It was a dark and stormy night…

Hurricane Sandy on a weather map

Nothing creates fear and even hysteria like weather-related news of impending disaster.  If there’s an approaching hurricane, especially with predictions of high winds and water aimed at the Northeastern population corridor, then you can be sure that the media will be in operation for days in advance, squeezing every opportunity to maximize viewership pre, during, and post weather event. Fear is an attractive tool to use. Sometimes fear is even used as an element of control.

We do better without being buffeted by fear. While fear has a purpose, by ensuring that we exercise caution when facing the unknown, it can also be extremely debilitating. In its extreme forms it can totally paralyze us in the face of real, or imagined catastrophes. I’m convinced that the “fear foggers” know how to wield fear and use people’s emotions against them.

Beware of the fog of fear.

At the same time, you have to heed warnings about a storm like Sandy. The force of wind, water, and the damage a storm of this magnitude can cause are nothing to trifle about. If authorities tell you to evacuate, it’s best to follow their advice. Your life might depend upon it.

I respect the power that nature represents. In fact, there are portions of the country, particularly in the south that regularly have to confront hurricanes, tornadoes, and other severe weather. The west coast regularly deals with mudslides, fires, and of course earthquakes.

Here in the northern reaches of the northeastern corner of the country, we have our moments during winter mainly, when wind and blowing snow wreak havoc. Add freezing rain and ice accumulation on trees, causing downed power lines, and it can be catastrophic. Who can forget the Ice Storm of 1998. That one found us without electricity for nine days, just 300 feet off the main road. Others went even longer. Two nights sans power were enough for me. Not being able to flush toilets, have sufficient light at night, or have any of the perks we take for granted—like flicking the switches of a modern home and have appliances roar to life—is fine for about 24 hours and then, it changes to inconvenience.

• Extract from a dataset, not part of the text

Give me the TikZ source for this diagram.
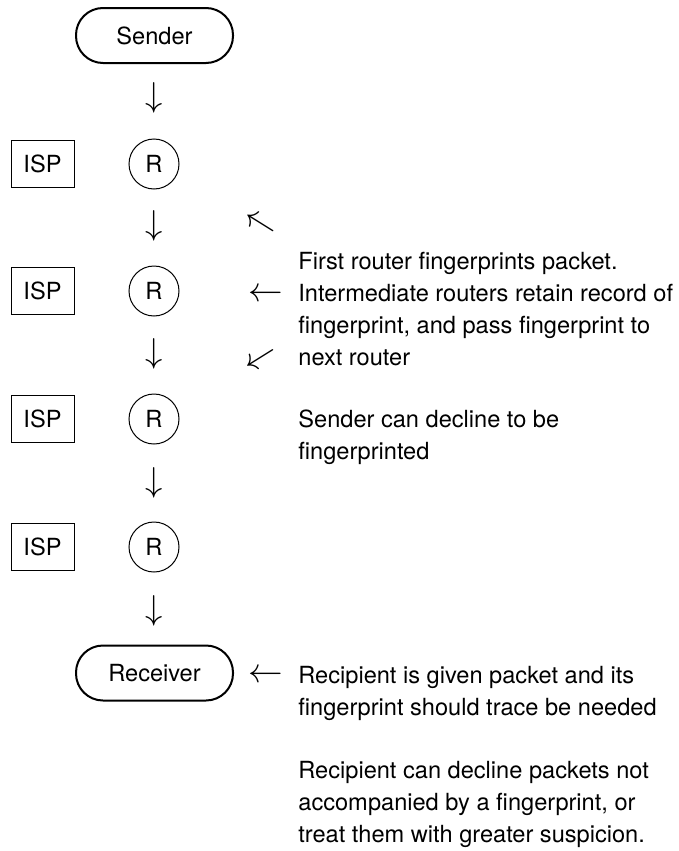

The build-up to Sandy began in the middle of last week and it hasn’t let up since. The track of the storm is the main reason why the media has fixated on this storm.

“This will be a storm very few people have experienced in their lifetime,” said AccuWeather meteorologist Mark Paquette, predicting the mammoth cyclone will be more disastrous than last year’s Hurricane Irene, which caused $15 billion in damage.

The eye of the storm is is touching down right now in central or southern New Jersey. New York City sits directly in the storm’s path and it’s guesswork now as to the seriousness of the effects on our nation’s largest metropolis. Currently, the city that never sleeps looks like a ghost town on all the news channels with cameras trained on the Big Apple. Wall Street and the city’s financial center are closed until Wednesday. The island of Manhattan is cut off from the rest of the world right now.

Further north, we’re expecting high winds, coastal beach erosion, and probably power outages. But compared to our friends to the south of us, we’ve managed to dodge the massive power of nature unleashed.